Go through the entries one line at a time, and gather every line that has the word "this".

* * * *

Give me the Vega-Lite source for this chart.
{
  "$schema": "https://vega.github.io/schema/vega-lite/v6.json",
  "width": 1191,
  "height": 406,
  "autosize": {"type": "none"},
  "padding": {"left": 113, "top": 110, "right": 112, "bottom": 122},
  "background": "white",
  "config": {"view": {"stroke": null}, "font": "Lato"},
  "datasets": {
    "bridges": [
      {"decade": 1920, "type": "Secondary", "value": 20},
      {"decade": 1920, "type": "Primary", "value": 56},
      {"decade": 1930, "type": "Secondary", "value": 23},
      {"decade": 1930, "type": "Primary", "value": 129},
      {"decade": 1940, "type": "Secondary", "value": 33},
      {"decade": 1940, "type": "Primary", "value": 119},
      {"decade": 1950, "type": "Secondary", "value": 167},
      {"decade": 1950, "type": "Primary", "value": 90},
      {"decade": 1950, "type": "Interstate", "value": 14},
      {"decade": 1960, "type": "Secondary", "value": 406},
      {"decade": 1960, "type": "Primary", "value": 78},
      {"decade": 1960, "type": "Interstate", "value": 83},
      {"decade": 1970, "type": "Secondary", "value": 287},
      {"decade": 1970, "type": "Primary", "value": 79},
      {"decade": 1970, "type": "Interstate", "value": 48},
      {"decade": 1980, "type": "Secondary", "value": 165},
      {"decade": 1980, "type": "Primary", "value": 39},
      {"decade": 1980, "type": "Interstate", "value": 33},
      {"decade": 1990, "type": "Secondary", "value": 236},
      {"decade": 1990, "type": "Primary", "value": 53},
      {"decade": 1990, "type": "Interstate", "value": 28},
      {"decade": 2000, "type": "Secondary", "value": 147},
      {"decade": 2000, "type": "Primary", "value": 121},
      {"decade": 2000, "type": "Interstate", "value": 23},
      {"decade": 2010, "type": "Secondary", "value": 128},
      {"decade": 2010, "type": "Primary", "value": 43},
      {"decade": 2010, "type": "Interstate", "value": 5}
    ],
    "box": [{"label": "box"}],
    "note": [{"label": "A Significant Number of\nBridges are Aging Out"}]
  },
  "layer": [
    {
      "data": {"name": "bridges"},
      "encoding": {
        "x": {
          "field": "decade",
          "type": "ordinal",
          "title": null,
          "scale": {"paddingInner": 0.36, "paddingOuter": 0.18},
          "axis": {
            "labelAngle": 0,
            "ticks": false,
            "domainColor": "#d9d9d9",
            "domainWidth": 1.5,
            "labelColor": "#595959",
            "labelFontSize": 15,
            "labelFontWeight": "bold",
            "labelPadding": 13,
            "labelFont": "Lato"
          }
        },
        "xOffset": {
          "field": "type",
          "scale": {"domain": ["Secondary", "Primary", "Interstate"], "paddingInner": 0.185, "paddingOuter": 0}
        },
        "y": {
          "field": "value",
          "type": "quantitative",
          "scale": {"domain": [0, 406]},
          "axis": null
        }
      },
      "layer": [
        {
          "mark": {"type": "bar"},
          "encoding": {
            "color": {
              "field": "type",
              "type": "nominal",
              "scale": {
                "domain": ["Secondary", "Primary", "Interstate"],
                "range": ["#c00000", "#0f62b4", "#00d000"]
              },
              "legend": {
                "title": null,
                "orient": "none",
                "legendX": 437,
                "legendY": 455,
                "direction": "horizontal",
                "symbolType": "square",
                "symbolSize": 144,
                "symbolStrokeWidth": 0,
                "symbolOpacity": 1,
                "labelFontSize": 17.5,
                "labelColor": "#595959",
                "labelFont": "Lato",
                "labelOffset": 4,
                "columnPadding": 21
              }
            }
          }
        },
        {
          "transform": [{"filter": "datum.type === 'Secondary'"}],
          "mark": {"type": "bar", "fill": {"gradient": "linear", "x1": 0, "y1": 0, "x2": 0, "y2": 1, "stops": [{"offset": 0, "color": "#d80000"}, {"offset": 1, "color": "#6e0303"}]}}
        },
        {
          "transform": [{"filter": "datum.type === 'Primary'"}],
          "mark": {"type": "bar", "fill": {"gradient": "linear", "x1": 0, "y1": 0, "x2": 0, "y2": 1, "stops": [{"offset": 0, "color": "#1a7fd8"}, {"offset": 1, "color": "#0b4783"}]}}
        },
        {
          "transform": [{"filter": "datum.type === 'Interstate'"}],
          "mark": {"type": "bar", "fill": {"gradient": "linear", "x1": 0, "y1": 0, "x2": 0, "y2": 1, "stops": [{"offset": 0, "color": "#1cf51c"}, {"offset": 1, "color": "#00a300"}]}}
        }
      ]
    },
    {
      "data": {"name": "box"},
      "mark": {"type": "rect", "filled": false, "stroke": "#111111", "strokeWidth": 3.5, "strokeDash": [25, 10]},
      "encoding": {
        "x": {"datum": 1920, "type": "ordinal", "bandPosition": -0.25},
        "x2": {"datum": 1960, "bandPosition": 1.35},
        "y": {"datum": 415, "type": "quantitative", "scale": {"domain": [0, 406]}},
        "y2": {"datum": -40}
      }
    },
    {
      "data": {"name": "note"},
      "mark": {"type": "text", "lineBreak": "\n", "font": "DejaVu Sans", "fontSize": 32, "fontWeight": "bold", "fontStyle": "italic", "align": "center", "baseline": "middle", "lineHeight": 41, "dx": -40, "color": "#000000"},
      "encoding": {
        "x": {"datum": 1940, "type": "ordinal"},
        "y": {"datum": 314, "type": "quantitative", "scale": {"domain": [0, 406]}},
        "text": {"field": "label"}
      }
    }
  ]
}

* * * *

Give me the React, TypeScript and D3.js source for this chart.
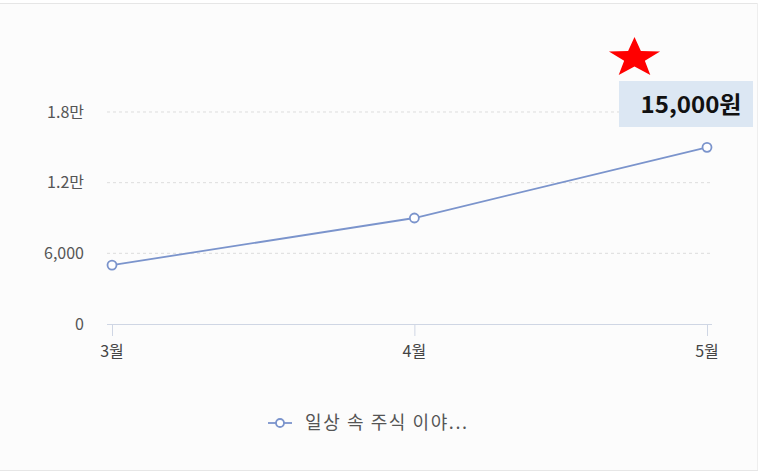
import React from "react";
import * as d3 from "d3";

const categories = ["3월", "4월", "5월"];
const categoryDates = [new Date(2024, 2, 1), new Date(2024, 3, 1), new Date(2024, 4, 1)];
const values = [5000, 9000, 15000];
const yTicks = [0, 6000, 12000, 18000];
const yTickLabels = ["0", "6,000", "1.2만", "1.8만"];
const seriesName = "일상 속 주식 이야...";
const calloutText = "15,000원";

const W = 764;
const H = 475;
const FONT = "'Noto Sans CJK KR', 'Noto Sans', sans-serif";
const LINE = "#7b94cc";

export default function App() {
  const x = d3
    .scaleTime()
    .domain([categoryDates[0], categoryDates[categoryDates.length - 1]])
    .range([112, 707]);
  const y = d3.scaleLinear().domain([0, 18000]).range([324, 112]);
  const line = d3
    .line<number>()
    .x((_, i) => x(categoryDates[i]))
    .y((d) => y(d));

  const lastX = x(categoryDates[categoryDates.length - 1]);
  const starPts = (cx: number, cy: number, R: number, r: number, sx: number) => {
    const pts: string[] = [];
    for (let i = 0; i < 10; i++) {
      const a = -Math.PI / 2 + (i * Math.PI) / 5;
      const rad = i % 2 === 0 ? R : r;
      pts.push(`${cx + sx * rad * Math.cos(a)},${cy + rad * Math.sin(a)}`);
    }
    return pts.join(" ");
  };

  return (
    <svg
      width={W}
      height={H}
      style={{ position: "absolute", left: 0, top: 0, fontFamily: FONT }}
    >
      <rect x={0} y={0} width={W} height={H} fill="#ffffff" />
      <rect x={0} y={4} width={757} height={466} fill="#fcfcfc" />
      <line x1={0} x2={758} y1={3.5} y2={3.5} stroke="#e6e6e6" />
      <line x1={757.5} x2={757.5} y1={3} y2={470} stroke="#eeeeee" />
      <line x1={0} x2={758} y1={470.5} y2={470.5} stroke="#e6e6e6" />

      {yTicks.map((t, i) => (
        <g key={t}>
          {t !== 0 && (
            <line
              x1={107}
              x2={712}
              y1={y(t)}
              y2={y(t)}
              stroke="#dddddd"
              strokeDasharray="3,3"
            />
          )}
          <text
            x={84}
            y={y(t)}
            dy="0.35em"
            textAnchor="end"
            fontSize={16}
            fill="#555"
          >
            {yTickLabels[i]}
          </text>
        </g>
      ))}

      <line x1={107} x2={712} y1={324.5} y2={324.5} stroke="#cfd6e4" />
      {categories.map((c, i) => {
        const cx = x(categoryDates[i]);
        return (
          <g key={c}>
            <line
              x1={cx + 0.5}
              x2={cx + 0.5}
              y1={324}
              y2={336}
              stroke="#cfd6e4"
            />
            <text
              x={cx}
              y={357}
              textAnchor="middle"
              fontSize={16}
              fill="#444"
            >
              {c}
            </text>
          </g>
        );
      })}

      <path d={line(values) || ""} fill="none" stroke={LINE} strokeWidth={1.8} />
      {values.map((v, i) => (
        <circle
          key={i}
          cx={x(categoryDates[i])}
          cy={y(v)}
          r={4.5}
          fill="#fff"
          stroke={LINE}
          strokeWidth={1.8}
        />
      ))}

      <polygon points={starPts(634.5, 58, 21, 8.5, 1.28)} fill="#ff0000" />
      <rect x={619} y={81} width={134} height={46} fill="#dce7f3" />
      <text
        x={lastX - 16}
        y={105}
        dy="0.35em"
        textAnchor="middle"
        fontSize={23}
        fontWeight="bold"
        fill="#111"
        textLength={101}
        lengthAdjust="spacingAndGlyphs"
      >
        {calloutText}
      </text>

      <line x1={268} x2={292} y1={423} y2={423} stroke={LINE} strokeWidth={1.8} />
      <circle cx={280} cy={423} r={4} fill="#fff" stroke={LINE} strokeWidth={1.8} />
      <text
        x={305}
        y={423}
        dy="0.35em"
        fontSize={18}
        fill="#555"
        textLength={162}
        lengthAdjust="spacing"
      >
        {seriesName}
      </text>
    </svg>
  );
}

* * * *

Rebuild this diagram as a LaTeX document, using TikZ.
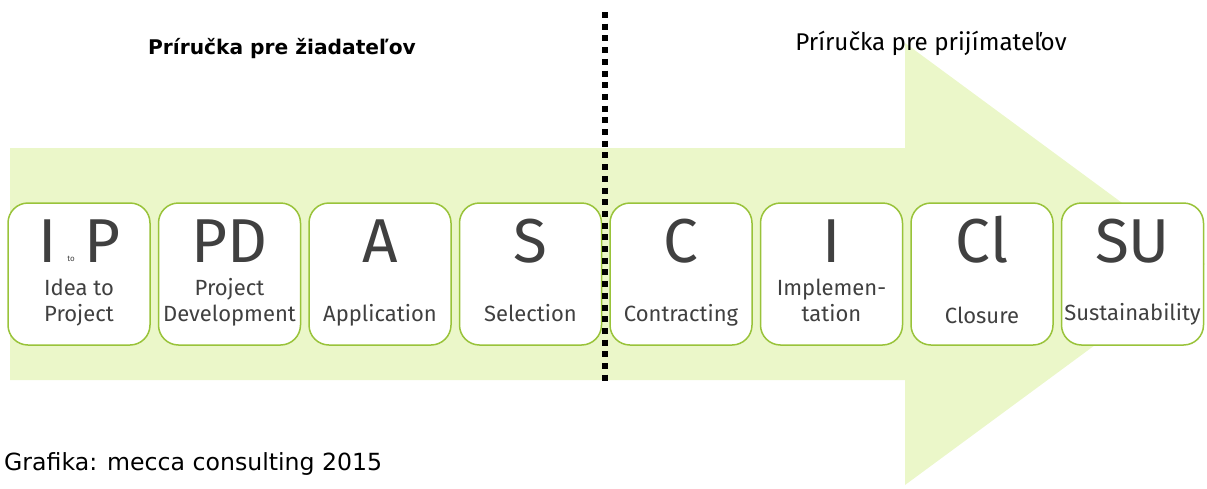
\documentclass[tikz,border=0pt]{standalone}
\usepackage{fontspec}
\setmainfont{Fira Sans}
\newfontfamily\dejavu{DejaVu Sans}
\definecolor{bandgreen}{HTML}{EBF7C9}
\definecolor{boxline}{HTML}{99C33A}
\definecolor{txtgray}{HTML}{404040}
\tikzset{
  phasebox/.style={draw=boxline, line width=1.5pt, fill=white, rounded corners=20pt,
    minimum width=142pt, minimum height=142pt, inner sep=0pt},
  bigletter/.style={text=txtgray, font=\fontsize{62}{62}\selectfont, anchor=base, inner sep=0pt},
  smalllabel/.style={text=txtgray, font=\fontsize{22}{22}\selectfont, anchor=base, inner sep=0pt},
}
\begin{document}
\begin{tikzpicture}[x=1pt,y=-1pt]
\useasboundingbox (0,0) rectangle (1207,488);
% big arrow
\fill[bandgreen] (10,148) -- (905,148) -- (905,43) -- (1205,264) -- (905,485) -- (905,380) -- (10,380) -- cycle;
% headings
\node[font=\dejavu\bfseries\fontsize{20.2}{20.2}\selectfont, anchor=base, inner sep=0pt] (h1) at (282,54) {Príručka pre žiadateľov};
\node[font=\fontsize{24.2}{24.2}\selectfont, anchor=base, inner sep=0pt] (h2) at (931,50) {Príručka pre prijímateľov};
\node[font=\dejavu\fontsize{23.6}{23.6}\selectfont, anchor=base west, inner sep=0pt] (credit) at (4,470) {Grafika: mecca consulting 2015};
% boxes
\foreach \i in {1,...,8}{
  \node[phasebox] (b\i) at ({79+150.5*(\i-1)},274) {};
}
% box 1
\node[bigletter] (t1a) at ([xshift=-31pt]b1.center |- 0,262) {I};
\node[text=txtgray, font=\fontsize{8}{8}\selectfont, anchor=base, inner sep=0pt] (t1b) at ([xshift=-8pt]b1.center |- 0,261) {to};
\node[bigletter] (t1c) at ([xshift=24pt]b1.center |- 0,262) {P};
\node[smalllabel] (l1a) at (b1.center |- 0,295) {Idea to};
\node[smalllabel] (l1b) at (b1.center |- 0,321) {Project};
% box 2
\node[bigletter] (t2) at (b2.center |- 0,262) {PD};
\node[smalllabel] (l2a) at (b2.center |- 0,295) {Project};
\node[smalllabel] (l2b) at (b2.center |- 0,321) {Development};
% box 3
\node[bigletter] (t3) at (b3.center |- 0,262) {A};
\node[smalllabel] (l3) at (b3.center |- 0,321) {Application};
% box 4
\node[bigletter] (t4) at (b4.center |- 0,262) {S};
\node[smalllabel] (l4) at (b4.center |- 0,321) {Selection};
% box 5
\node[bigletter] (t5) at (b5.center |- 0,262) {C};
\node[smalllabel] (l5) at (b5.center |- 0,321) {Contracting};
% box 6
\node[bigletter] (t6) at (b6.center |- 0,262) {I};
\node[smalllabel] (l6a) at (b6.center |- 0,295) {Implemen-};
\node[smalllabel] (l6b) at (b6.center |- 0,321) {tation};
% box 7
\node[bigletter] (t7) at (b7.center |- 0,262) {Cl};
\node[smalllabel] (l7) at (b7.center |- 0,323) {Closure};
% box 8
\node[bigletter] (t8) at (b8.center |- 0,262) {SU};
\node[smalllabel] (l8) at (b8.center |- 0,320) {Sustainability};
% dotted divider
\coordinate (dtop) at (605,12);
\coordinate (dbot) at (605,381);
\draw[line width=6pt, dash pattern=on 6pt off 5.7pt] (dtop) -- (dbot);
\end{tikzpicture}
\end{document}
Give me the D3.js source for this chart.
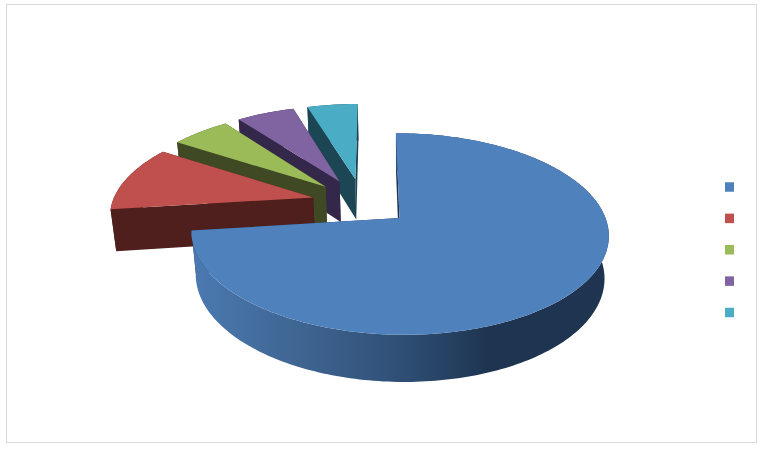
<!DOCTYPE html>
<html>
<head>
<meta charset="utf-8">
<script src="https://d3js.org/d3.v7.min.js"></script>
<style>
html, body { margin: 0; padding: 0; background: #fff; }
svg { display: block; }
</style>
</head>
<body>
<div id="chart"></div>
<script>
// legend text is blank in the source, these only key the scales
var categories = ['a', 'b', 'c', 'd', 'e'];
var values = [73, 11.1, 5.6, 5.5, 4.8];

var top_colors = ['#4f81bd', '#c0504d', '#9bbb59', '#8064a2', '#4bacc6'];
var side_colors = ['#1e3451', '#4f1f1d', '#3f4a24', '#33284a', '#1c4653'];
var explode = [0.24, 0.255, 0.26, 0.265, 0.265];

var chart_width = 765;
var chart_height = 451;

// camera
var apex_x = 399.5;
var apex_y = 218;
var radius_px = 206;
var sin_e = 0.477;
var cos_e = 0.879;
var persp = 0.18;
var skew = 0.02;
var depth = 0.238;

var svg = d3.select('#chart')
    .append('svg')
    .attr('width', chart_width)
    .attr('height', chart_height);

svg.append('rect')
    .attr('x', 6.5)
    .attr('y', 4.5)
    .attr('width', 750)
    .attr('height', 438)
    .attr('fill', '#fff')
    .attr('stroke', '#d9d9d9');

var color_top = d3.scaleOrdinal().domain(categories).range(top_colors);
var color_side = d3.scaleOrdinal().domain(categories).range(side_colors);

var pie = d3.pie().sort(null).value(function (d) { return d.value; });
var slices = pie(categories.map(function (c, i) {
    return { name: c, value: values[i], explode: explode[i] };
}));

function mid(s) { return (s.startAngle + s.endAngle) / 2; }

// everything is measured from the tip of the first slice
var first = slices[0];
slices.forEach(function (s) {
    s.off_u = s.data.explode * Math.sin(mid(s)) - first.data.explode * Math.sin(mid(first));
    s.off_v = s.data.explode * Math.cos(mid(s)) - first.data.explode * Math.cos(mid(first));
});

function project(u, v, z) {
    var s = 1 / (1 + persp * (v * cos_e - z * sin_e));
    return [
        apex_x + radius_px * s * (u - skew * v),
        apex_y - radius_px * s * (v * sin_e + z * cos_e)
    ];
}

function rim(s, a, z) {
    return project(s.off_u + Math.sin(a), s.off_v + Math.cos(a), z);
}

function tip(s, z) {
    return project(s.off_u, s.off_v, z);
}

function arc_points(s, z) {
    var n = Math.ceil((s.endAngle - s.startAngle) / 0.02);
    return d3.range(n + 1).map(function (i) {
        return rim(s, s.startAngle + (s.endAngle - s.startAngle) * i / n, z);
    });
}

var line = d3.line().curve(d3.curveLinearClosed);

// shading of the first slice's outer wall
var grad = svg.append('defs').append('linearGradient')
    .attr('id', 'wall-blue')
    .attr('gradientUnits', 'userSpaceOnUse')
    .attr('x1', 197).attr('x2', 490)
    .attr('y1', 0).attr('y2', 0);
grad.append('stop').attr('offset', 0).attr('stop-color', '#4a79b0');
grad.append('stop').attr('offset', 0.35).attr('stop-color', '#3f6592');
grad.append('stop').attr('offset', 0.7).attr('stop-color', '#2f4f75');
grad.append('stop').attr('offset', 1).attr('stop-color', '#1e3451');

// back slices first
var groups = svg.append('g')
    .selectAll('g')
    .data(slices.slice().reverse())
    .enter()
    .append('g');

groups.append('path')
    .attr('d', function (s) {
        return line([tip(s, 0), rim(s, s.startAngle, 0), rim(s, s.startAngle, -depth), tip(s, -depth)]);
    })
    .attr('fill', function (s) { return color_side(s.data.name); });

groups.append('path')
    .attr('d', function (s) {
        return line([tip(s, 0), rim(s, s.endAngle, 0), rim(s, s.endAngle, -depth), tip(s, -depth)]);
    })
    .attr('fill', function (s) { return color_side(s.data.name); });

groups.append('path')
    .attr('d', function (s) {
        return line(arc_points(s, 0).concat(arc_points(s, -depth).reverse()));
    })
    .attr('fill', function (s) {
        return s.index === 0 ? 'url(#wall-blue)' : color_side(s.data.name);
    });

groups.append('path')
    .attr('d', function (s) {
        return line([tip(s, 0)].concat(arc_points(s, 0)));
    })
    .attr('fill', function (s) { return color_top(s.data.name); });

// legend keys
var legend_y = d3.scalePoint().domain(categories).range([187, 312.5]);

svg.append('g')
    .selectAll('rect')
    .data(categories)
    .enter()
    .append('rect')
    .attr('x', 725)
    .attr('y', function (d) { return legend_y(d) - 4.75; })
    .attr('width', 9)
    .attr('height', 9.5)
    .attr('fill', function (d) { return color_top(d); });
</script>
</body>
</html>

* * * *

COMPLETED TASK:
Give me the Vega-Lite source for this chart.
Give me the React, TypeScript and D3.js source for this chart.
Rebuild this diagram as a LaTeX document, using TikZ.
Give me the D3.js source for this chart.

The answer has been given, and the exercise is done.